Industry-wise, we face the challenge of competing capital entering the market driving down returns. We buy many of our aircraft from airlines using sale and leaseback structures. To compete, we try to differentiate ourselves by offering our airline clients innovative solutions to their balance sheet or financing requirements. That has helped us win many mandates in 2016 – but it gets tougher because todays innovation is the norm tomorrow, so you always have to think about the next thing to stay ahead. We also focus on achieving efficient leverage for the business, which also involves being innovative in addition to being ambitious. Similar to any business lower costs = more profit and/or more flexibility. The aviation industry, like many others, is cyclical and we will be focused on ensuring that our business is robust and well able to thrive through the cycles.

More specific to Goshawk because of the stage we are at, I think the greatest challenge will be to keep the team motivated and fresh as we mature. Our most important asset is our people. We are currently in the honeymoon phase, we are building something and each person can see their contribution to the bigger picture and so feel involved and proud. In this environment, is it easier for everybody is to give their best. When we become a bit more mature it can become more difficult to keep people energised. Not impossible, just requires more effort and this will be high on the agenda of the management team at Goshawk in the coming years.


What motivates you most about operating within the field?

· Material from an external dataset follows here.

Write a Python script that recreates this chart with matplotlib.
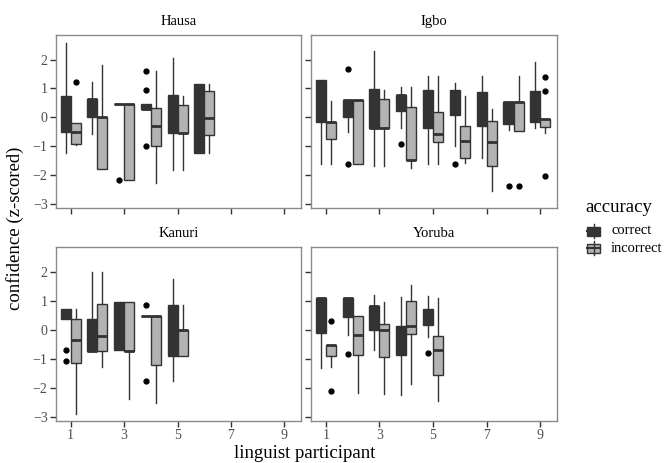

 I’ve worked in this sector pretty much my whole career, falling into it by accident. Most people who join the sector never leave, and of course the longer you stay the more vested you become. It’s not a people intensive sector (relative to asset valuations) which means you get to know lots of people who work in it, many of whom become personal friends over the years. The sector is global and therefore, this means lots of variety and travel. In my case I have been really lucky and got to work in many different roles within aircraft leasing – from risk through finance to marketing, so I have always been challenged and rarely bored. It can be fast-paced, and again I have been very lucky to have had opportunities to work on many “growth type” projects within the sector. Ireland is a global centre for aircraft leasing, with most major aircraft lessors headquartered here – so it is an excellent sector for anybody wanting to progress a financial career in Ireland.